Lastly, the New Year marks important changes to the One Day Rest In Seven Act (the “ODRISA”). The ODRISA originally provided that employers must permit employees who work for 7 ½ continuous hours or longer at least 20 minutes for a meal period beginning no later than five hours after the start of the work period.

The amendment delineates between the rest periods for those employees who work 7 ½ hours and for those who work for 7 ½ continuous hours or longer. Specifically, while the employer’s obligation to provide employees who work exactly 7 ½ hours at least 20 minutes for a meal period beginning no later than 5 hours after the start of the work period remains intact, employees who work in excess of 7 ½ continuous hours are entitled to an additional 20-minute meal period for every additional 4 ½ continuous hours worked.

The ODRISA amendment also imposes greater penalties upon non-complying employers. The original ODRISA simply provided that employers violating ODRISA would be fined for each offense in a sum of not less than $25 nor more than $100.

Beginning in January, non-compliant employers will be subject to a civil penalty of up to $500 per offense. To that end, each week an employee is not allowed 24 consecutive hours of rest constitutes a separate offense. Likewise, each day an employee is not provided a meal period constitutes a separate offense. These amendments underscore the importance the legislature places upon rest and meal periods and the potentially significant costs of non-compliance.

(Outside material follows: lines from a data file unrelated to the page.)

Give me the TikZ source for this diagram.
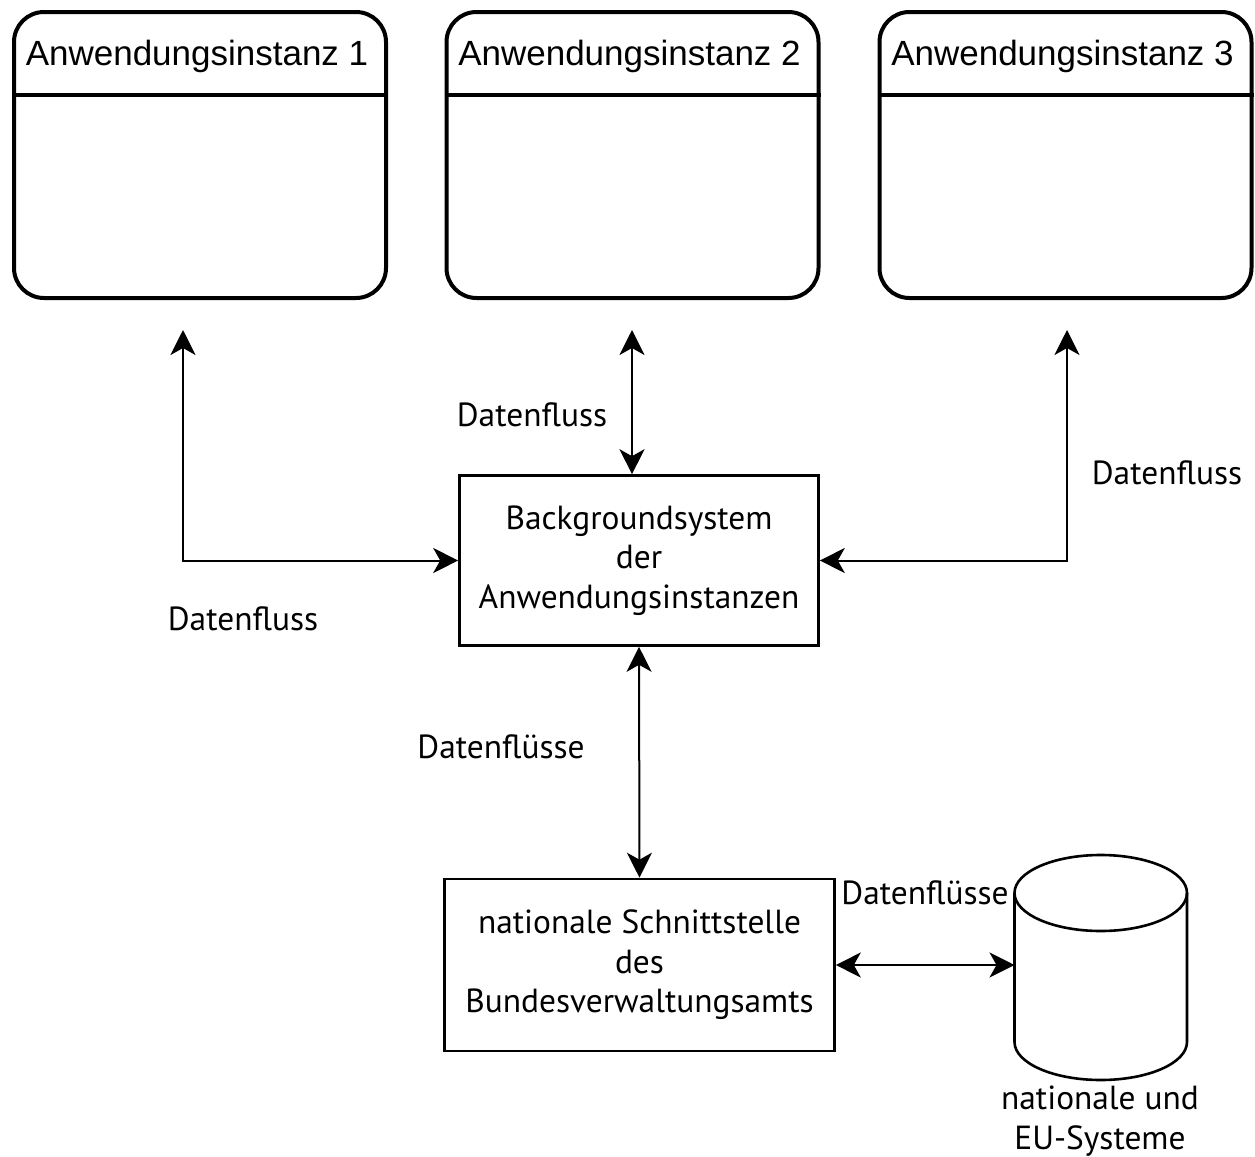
\documentclass[tikz,border=0pt]{standalone}
\usepackage{fontspec}
\setmainfont{PT Sans}
\newfontfamily\headfont{Liberation Sans}
\usetikzlibrary{arrows.meta,calc}
\tikzset{
  instbox/.style={draw,line width=2pt,rounded corners=15pt,minimum width=186pt,minimum height=143pt},
  sysbox/.style={draw,line width=1.3pt,align=center,inner sep=0pt,font=\fontsize{16.7}{19.8}\selectfont},
  flow/.style={<->,line width=1pt},
  lbl/.style={align=center,inner sep=0pt,font=\fontsize{16.7}{19.8}\selectfont},
}

\begin{document}
\begin{tikzpicture}[x=0.5pt,y=-0.5pt,>={Stealth[length=12.5pt,width=12.5pt,inset=3.5pt]}]
  \useasboundingbox (0,0) rectangle (1255,1157);
  % Anwendungsinstanzen
  \foreach \i/\x/\a in {1/200/183,2/632.5/632,3/1065.5/1067}{
    \node[instbox] (inst\i) at (\x,155) {};
    \draw[line width=2pt] ([yshift=-42.5pt]inst\i.north west) -- ([yshift=-42.5pt]inst\i.north east);
    \node[font=\headfont\fontsize{17.5}{21}\selectfont,inner sep=0pt] (head\i) at (\x-3,56) {Anwendungsinstanz \i};
    \coordinate (a\i) at (\a,330);
  }
  \node[sysbox,minimum width=179.5pt,minimum height=85pt] (bg) at (639,560.5)
    {Backgroundsystem\\der\\Anwendungsinstanzen};
  \node[sysbox,minimum width=195pt,minimum height=86pt] (nss) at (639.5,965)
    {nationale Schnittstelle\\des\\Bundesverwaltungsamts};
  % Datenbank
  \draw[line width=1.3pt] (1100.75,893) ellipse [x radius=86.25,y radius=38];
  \draw[line width=1.3pt] (1014.5,893) -- (1014.5,1042)
    arc[start angle=180,end angle=0,x radius=86.25,y radius=38] -- (1187,893);
  \coordinate (db) at (1014.5,965);
  \node[lbl] (eu) at (1100,1121) {nationale und\\EU-Systeme};
  % Datenfluesse
  \draw[flow] (a1) |- (bg.west);
  \draw[flow] (a2) -- (a2 |- bg.north);
  \draw[flow] (a3) |- (bg.east);
  \draw[flow] (bg.south) -- (nss.north);
  \draw[flow] (nss.east) -- (db);
  \node[lbl] (df1) at (243,619) {Datenfluss};
  \node[lbl] (df2) at (532,415) {Datenfluss};
  \node[lbl] (df3) at (1167,473) {Datenfluss};
  \node[lbl] (dfs1) at (501,747) {Datenflüsse};
  \node[lbl] (dfs2) at (925,893) {Datenflüsse};
\end{tikzpicture}
\end{document}
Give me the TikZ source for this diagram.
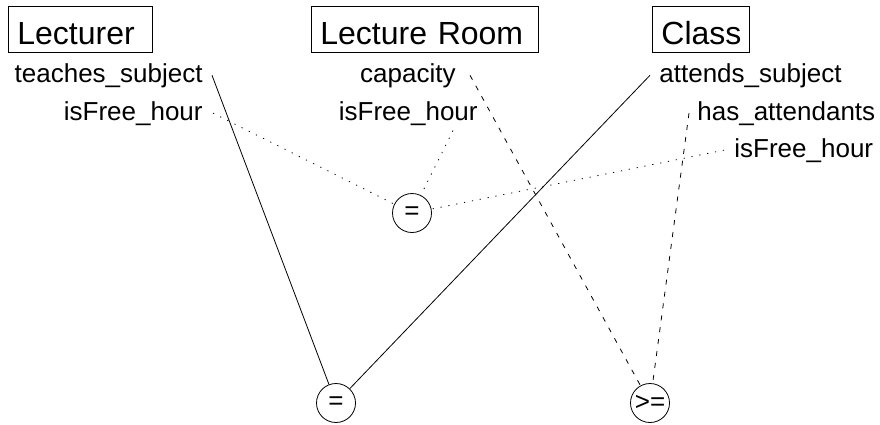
\documentclass[tikz,border=0pt]{standalone}
\usepackage{fontspec}
\setmainfont{Liberation Sans}

\begin{document}
\begin{tikzpicture}[x=1pt, y=-1pt, line width=0.8pt,
		entity/.style={draw, inner xsep=9pt, inner ysep=0pt, text height=38pt, text depth=8pt, align=left, anchor=base west, font=\fontsize{32}{32}\selectfont},
		attr/.style={inner sep=0pt, font=\fontsize{26}{26}\selectfont},
		op/.style={draw, circle, minimum size=39pt, inner sep=0pt, font=\fontsize{26}{26}\selectfont},
		dotline/.style={dash pattern=on 1.2pt off 6.8pt},
		dashline/.style={dash pattern=on 5pt off 7pt}]
			\useasboundingbox (0,0) rectangle (880,424);
			
			\node[entity, text width=126pt] (lec) at (8,44) {Lecturer};
			\node[entity, text width=209pt] (room) at (311,44) {Lecture Room};
			\node[entity, text width=79pt] (cls) at (652,44) {Class};
			
			\node[attr, anchor=base east] (ts) at (203,82) {teaches\_subject};
			\node[attr, anchor=base east] (lfree) at (203,120) {isFree\_hour};
			\node[attr, anchor=base east] (cap) at (456,82) {capacity};
			\node[attr, anchor=base east] (rfree) at (478,120) {isFree\_hour};
			\node[attr, anchor=base west] (as) at (659,82) {attends\_subject};
			\node[attr, anchor=base west] (ha) at (697,120) {has\_attendants};
			\node[attr, anchor=base west] (cfree) at (734,157) {isFree\_hour};
			
			\node[op] (eqa) at (412,213) {=};
			\node[op] (eqb) at (336,403) {=};
			\node[op] (ge) at (650,403) {>=};
			
			\draw ([xshift=9pt]ts.east) -- (eqb);
			\draw ([xshift=-9pt]as.west) -- (eqb);
			\draw[dotline] ([xshift=10pt]lfree.east) -- (eqa);
			\draw[dotline] ([xshift=-25pt,yshift=-5pt]rfree.south east) -- (eqa);
			\draw[dotline] ([xshift=-10pt]cfree.west) -- (eqa);
			\draw[dashline] ([xshift=14pt]cap.east) -- (ge);
			\draw[dashline] ([xshift=-8pt]ha.west) -- (ge);
		\end{tikzpicture}
\end{document}
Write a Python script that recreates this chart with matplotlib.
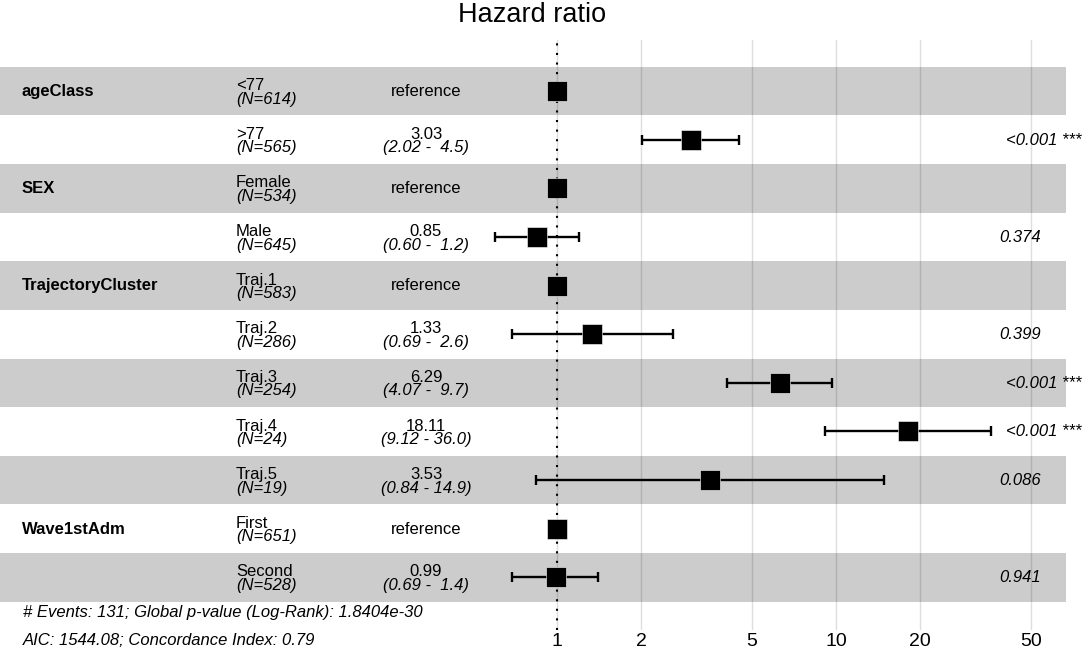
import numpy as np
import matplotlib
matplotlib.use("Agg")
import matplotlib.pyplot as plt
from matplotlib.transforms import blended_transform_factory, offset_copy

plt.rcParams['font.family'] = ['Liberation Sans', 'DejaVu Sans']

# rows of the forest plot, top to bottom
var_labels = ["ageClass", "", "SEX", "", "TrajectoryCluster", "", "", "", "", "Wave1stAdm", ""]
levels = ["<77", ">77", "Female", "Male", "Traj.1", "Traj.2", "Traj.3", "Traj.4", "Traj.5", "First", "Second"]
n_obs = [614, 565, 534, 645, 583, 286, 254, 24, 19, 651, 528]
is_ref = [True, False, True, False, True, False, False, False, False, True, False]
hr = [1, 3.03, 1, 0.85, 1, 1.33, 6.29, 18.11, 3.53, 1, 0.99]
ci_lo = [np.nan, 2.02, np.nan, 0.60, np.nan, 0.69, 4.07, 9.12, 0.84, np.nan, 0.69]
ci_hi = [np.nan, 4.5, np.nan, 1.2, np.nan, 2.6, 9.7, 36.0, 14.9, np.nan, 1.4]
p_labels = ["", "<0.001 ***", "", "0.374", "", "0.399", "<0.001 ***", "<0.001 ***", "0.086", "", "0.941"]

x_ticks = [1, 2, 5, 10, 20, 50]
footnote = ["# Events: 131; Global p-value (Log-Rank): 1.8404e-30",
            "AIC: 1544.08; Concordance Index: 0.79"]

W, H = 1084, 656
fig = plt.figure(figsize=(W / 100, H / 100), dpi=100)
# panel: pixel box x 0..1066, y 40..630 (from top)
ax = fig.add_axes([0, (H - 630) / H, 1066 / W, (630 - 40) / H])
ax.set_xscale('log')
# x=1 sits at px 557, one decade = 279 px
ax.set_xlim(10 ** (-557 / 279), 10 ** ((1066 - 557) / 279))
row_h = 48.64
ax.set_ylim((630 - 91) / row_h, (40 - 91) / row_h)

rows = np.arange(len(levels))
hr = np.array(hr)
ci_lo = np.array(ci_lo)
ci_hi = np.array(ci_hi)

for s in ax.spines.values():
    s.set_visible(False)
ax.set_xticks(x_ticks)
ax.set_xticklabels([str(t) for t in x_ticks])
ax.minorticks_off()
ax.set_yticks([])
ax.tick_params(axis='x', length=0, labelsize=14, pad=2.5)
ax.grid(axis='x', color='#DEDEDE', lw=1.0)
ax.set_axisbelow(True)

# alternating bands
for i in rows[::2]:
    ax.axhspan(i - 0.5, i + 0.5, color='black', alpha=0.2, lw=0, zorder=1)

ax.axvline(1, color='black', lw=1.5, ls=(0, (1, 3.6)), zorder=2)

nr = ~np.array(is_ref)
ax.errorbar(hr[nr], rows[nr], xerr=[hr[nr] - ci_lo[nr], ci_hi[nr] - hr[nr]],
            fmt='none', ecolor='black', elinewidth=1.7, capsize=3.8, capthick=1.7, zorder=3)
ax.plot(hr, rows, 's', ms=14.5, color='black', mec='white', mew=0.4, zorder=4)

# text columns
tr = blended_transform_factory(ax.transAxes, ax.transData)
fs = 12
x_var, x_lev, x_est, x_p = 22 / 1066, 236 / 1066, 426 / 1066, 990 / 1066
for i in rows:
    if var_labels[i]:
        ax.text(x_var, i + 0.1, var_labels[i], transform=tr, fontsize=fs,
                fontweight='bold', ha='left', va='baseline')
    ax.text(x_lev, i - 0.02, levels[i], transform=tr, fontsize=fs, ha='left', va='baseline')
    ax.text(x_lev, i + 0.26, "(N=%d)" % n_obs[i], transform=tr, fontsize=fs,
            style='italic', ha='left', va='baseline')
    if is_ref[i]:
        ax.text(x_est, i + 0.1, "reference", transform=tr, fontsize=fs, ha='center', va='baseline')
    else:
        ax.text(x_est, i - 0.02, "%.2f" % hr[i], transform=tr, fontsize=fs, ha='center', va='baseline')
        ax.text(x_est, i + 0.26, "(%.2f - %4.1f)" % (ci_lo[i], ci_hi[i]), transform=tr,
                fontsize=fs, style='italic', ha='center', va='baseline')

# p-values: left aligned with a small shift proportional to text width (hjust = -0.2)
renderer = fig.canvas.get_renderer()
for i in rows:
    if p_labels[i]:
        t = ax.text(x_p, i + 0.1, p_labels[i], transform=tr, fontsize=fs,
                    style='italic', ha='left', va='baseline')
        w = t.get_window_extent(renderer).width + 4
        t.set_transform(offset_copy(tr, fig=fig, x=0.2 * w, y=0, units='dots'))

fig.text(532 / W, 1 - 22 / H, "Hazard ratio", ha='center', va='baseline', fontsize=19.5)
fig.text(23 / W, 1 - 617 / H, footnote[0], ha='left', va='baseline', fontsize=fs, style='italic')
fig.text(23 / W, 1 - 645 / H, footnote[1], ha='left', va='baseline', fontsize=fs, style='italic')

fig.savefig("out.png", dpi=100)
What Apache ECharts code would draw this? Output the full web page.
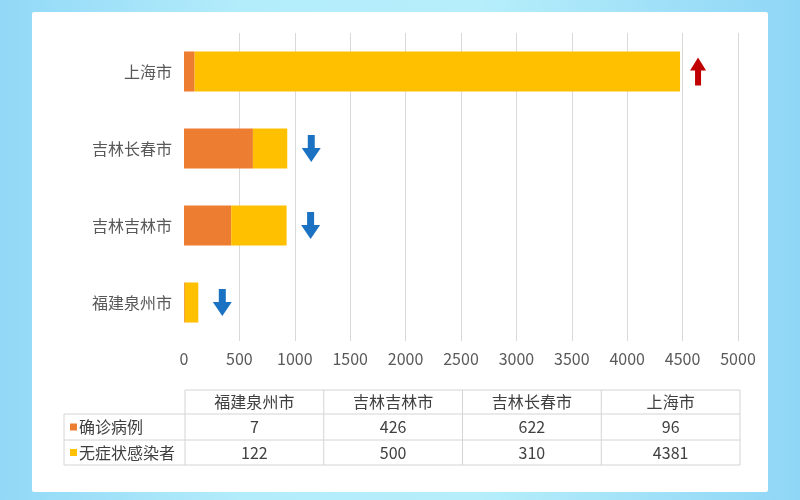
<!DOCTYPE html>
<html><head><meta charset="utf-8">
<script src="https://cdn.jsdelivr.net/npm/echarts@6/dist/echarts.min.js"></script>
<style>
html,body{margin:0;padding:0;}
body{width:800px;height:500px;background:linear-gradient(90deg,#92d9f7 0%,#b3ecfb 30%,#b6eefb 60%,#8fd6f6 100%);}
#c{width:800px;height:500px;}
</style></head><body><div id="c"></div>
<script>
const categories = ['福建泉州市','吉林吉林市','吉林长春市','上海市'];
const confirmed = [7, 426, 622, 96];
const asymptomatic = [122, 500, 310, 4381];
const trend = ['down','down','down','up'];
const seriesNames = ['确诊病例','无症状感染者'];
const xTicks = {min:0, max:5000, interval:500};

const FONT = '"Noto Sans CJK SC","Microsoft YaHei",sans-serif';
const COL_ORANGE = '#ED7D31', COL_YELLOW = '#FFC000';
const UP = 'path://M8,0 L16,13 L11,13 L11,28 L5,28 L5,13 L0,13 Z';
const DOWN = 'path://M6,0 L13,0 L13,13 L19,13 L9.5,27 L0,13 L6,13 Z';

const totals = categories.map((c,i)=>confirmed[i]+asymptomatic[i]);
const arrowData = categories.map((c,i)=>({
  value:[totals[i], c],
  symbol: trend[i]==='up'?UP:DOWN,
  symbolSize: trend[i]==='up'?[16,28]:[19,27],
  symbolOffset: [trend[i]==='up'?18:24, 0],
  itemStyle:{color: trend[i]==='up'?'#C00000':'#1B72C2', opacity:1}
}));

// table graphics
const tbl = {x0:64, xL:185, xR:740, y:[390,414,440,465]};
const colW = (tbl.xR - tbl.xL)/categories.length;
const g = [];
g.push({type:'rect', shape:{x:32,y:12,width:736,height:480,r:2}, style:{fill:'#ffffff'}, z:-10});
const lineStyle = {stroke:'#d4d4d4', lineWidth:1};
g.push({type:'line', shape:{x1:tbl.xL,y1:tbl.y[0],x2:tbl.xR,y2:tbl.y[0]}, style:lineStyle});
for (let k=1;k<4;k++) g.push({type:'line', shape:{x1:tbl.x0,y1:tbl.y[k],x2:tbl.xR,y2:tbl.y[k]}, style:lineStyle});
g.push({type:'line', shape:{x1:tbl.x0,y1:tbl.y[1],x2:tbl.x0,y2:tbl.y[3]}, style:lineStyle});
for (let j=0;j<=categories.length;j++){
  const x = tbl.xL + j*colW;
  g.push({type:'line', shape:{x1:x,y1:tbl.y[0],x2:x,y2:tbl.y[3]}, style:lineStyle});
}
const txt = (s,x,y,align)=>({type:'text', x:x, y:y, style:{text:s, fill:'#404040', font:'16px '+FONT, textAlign:align||'center', textVerticalAlign:'middle'}});
categories.forEach((c,j)=>{
  const cx = tbl.xL + (j+0.5)*colW;
  g.push(txt(c, cx, (tbl.y[0]+tbl.y[1])/2));
  g.push(txt(String(confirmed[j]), cx, (tbl.y[1]+tbl.y[2])/2));
  g.push(txt(String(asymptomatic[j]), cx, (tbl.y[2]+tbl.y[3])/2));
});
[COL_ORANGE, COL_YELLOW].forEach((col,k)=>{
  const cy = (tbl.y[k+1]+tbl.y[k+2])/2;
  g.push({type:'rect', shape:{x:70,y:cy-3.5,width:7,height:7}, style:{fill:col}});
  g.push(txt(seriesNames[k], 79, cy, 'left'));
});

const chart = echarts.init(document.getElementById('c'));
chart.setOption({
  backgroundColor:'transparent',
  animation:false,
  textStyle:{fontFamily:FONT},
  grid:{left:184, right:62, top:33, bottom:159, containLabel:false},
  xAxis:{type:'value', min:xTicks.min, max:xTicks.max, interval:xTicks.interval,
    axisLine:{show:false}, axisTick:{show:false},
    splitLine:{show:true, showMinLine:false, lineStyle:{color:'#d9d9d9', width:1}},
    axisLabel:{color:'#595959', fontSize:16, margin:10, fontFamily:FONT, formatter:(v)=>String(v)}},
  yAxis:{type:'category', data:categories,
    axisLine:{show:false}, axisTick:{show:false},
    axisLabel:{color:'#595959', fontSize:16, margin:12, fontFamily:FONT}},
  series:[
    {name:seriesNames[0], type:'bar', stack:'t', data:confirmed, barWidth:'52%', itemStyle:{color:COL_ORANGE}},
    {name:seriesNames[1], type:'bar', stack:'t', data:asymptomatic, barWidth:'52%', itemStyle:{color:COL_YELLOW}},
    {type:'scatter', data:arrowData, z:5}
  ],
  graphic:g
});
</script></body></html>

It is important for employers to implement these changes and revise employee handbooks in anticipation of the laws’ impending January 1, 2023 effective date. It is also important for employers to train management and leadership on these new requirements and ensure they understand the company’s obligations. Sheppard Mullin attorneys are available and ready to assist employers as they navigate the new laws and implement them in their workplaces.


[1] The CBLA applies to Illinois employers with 50 or more employees.

[2] The new requirement applies to all corporations doing business in Illinois that are required to file an EEO-1 report with the Equal Employment Opportunity Commission.